▶ **Objective**:
Look through the data below and return each line where "HTML" appears.

▶ **Data to use**:
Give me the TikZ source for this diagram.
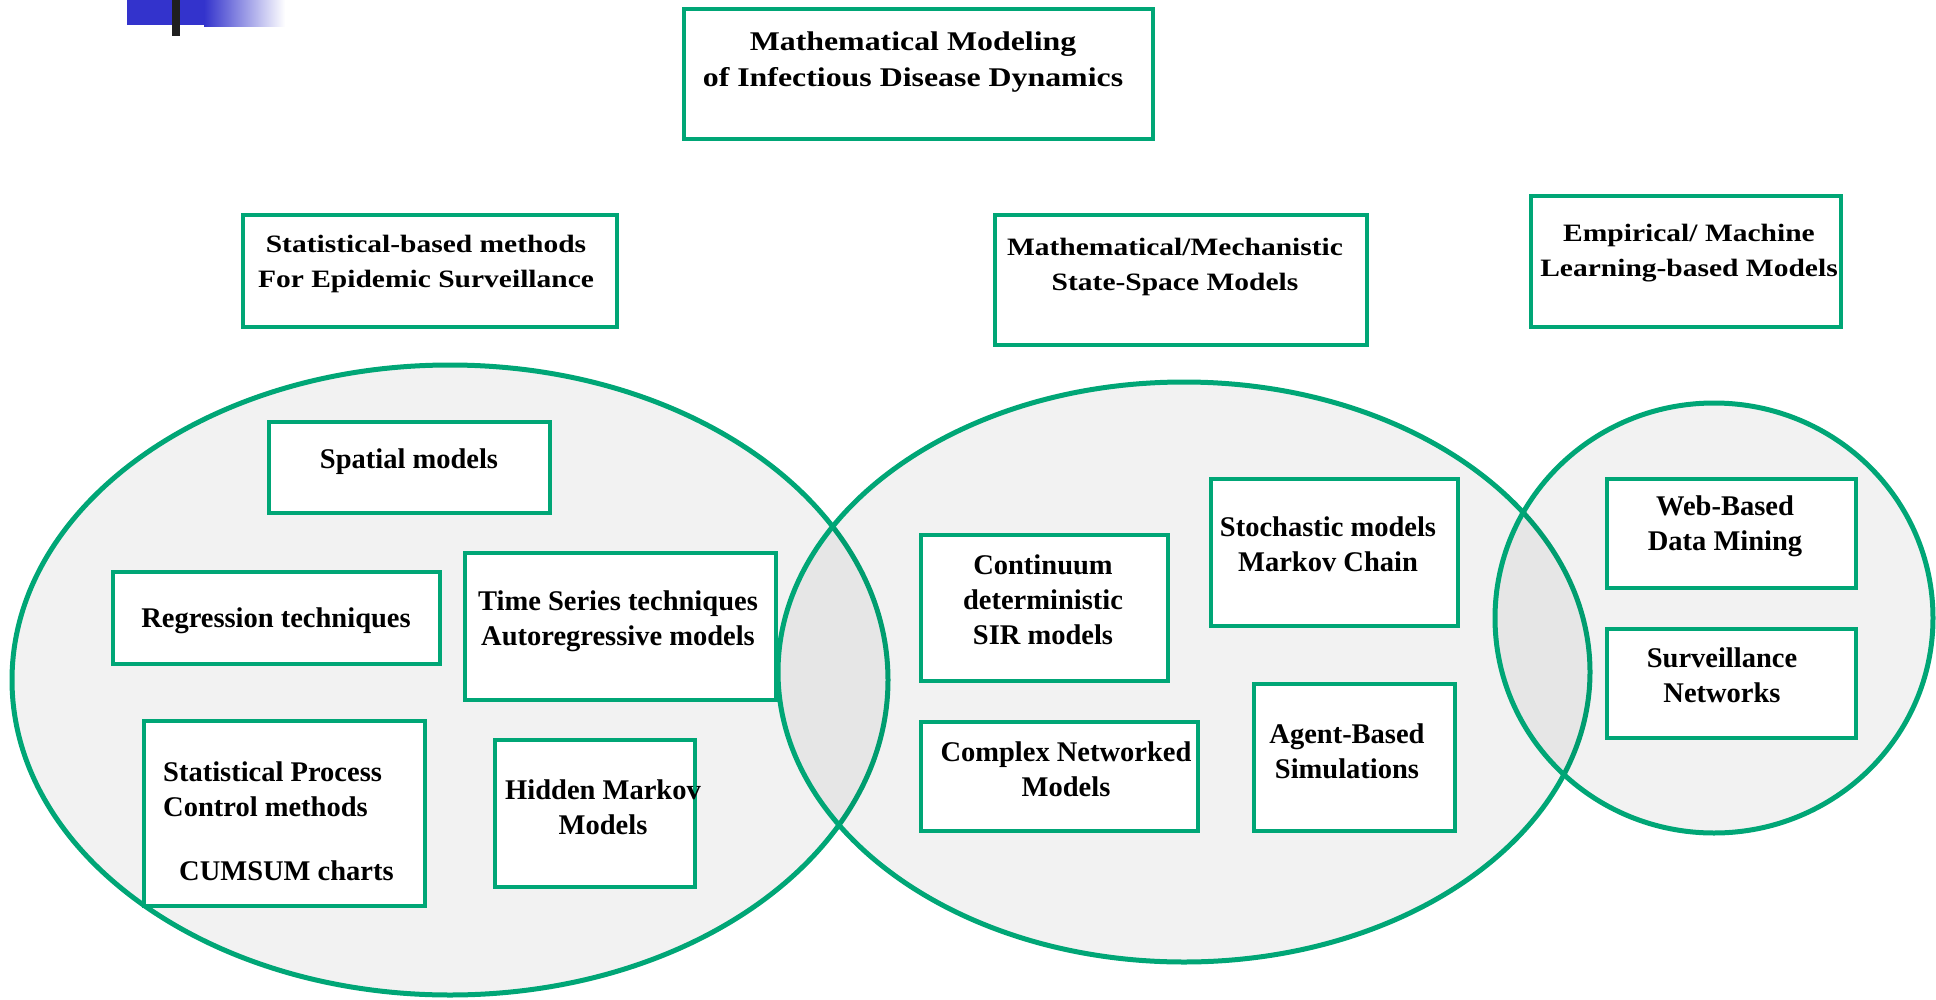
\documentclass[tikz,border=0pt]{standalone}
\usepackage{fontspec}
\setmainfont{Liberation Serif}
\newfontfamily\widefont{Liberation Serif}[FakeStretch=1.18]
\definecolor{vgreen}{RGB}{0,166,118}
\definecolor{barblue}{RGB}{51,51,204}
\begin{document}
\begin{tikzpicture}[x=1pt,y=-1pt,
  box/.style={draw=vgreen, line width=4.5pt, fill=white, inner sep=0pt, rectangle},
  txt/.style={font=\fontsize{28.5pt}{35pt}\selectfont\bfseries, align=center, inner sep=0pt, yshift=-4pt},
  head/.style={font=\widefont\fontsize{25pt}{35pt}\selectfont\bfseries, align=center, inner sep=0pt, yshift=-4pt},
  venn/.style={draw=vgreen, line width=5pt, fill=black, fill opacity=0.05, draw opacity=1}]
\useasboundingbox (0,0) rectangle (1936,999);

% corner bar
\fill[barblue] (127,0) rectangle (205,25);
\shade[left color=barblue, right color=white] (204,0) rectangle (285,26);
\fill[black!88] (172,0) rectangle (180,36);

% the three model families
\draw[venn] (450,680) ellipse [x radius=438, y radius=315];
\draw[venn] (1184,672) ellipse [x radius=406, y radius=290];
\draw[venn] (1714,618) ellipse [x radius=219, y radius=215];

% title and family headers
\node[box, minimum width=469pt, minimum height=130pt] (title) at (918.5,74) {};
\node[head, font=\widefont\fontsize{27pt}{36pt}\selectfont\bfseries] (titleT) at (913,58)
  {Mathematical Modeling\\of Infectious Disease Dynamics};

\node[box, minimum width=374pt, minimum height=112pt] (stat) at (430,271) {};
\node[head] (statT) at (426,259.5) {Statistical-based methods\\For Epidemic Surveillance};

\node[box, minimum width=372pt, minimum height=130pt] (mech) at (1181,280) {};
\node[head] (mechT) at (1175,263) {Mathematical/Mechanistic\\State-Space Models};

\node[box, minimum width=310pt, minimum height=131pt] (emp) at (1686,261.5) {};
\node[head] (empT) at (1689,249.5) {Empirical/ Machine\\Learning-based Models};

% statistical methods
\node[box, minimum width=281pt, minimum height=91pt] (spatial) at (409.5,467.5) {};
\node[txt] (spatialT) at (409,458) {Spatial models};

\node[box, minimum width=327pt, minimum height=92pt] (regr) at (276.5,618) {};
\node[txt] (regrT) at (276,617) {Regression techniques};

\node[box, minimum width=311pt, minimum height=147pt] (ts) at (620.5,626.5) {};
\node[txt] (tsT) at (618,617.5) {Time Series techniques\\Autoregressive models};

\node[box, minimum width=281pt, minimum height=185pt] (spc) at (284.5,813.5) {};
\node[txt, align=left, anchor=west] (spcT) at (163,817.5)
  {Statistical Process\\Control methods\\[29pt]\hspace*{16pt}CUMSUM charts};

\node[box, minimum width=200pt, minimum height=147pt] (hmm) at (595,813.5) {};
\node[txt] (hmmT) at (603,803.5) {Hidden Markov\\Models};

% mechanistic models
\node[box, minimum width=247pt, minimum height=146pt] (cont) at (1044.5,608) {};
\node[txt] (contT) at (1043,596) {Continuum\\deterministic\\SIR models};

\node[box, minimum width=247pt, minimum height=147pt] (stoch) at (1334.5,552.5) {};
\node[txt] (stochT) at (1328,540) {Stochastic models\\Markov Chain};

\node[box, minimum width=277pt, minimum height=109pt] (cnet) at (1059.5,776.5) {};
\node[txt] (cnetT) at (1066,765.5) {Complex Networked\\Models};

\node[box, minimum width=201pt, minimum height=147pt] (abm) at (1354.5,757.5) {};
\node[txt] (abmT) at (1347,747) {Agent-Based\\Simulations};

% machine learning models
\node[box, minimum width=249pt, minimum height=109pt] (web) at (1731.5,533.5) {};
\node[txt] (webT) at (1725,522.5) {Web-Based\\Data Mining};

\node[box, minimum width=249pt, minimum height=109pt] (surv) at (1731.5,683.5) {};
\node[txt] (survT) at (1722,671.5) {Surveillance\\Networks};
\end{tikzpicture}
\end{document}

* * *

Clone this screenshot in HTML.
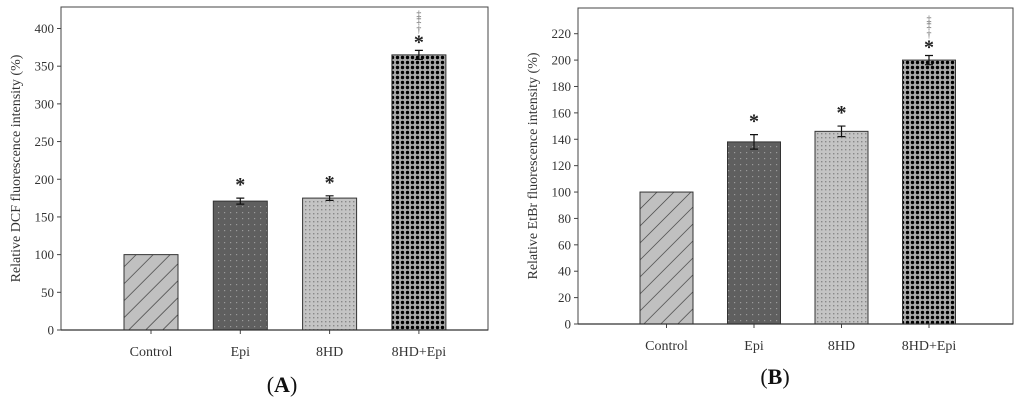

==

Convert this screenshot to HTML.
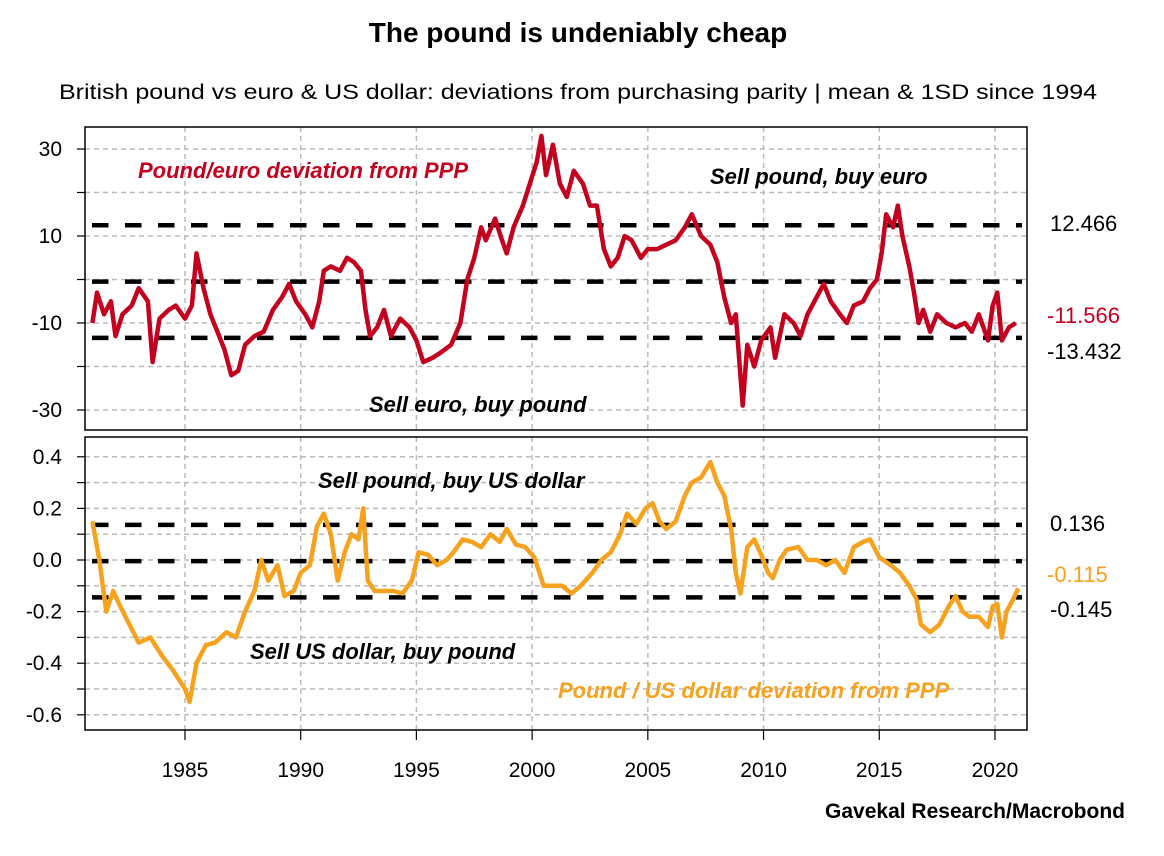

▶ **Task output**:
Clone this screenshot in HTML.
Convert this screenshot to HTML.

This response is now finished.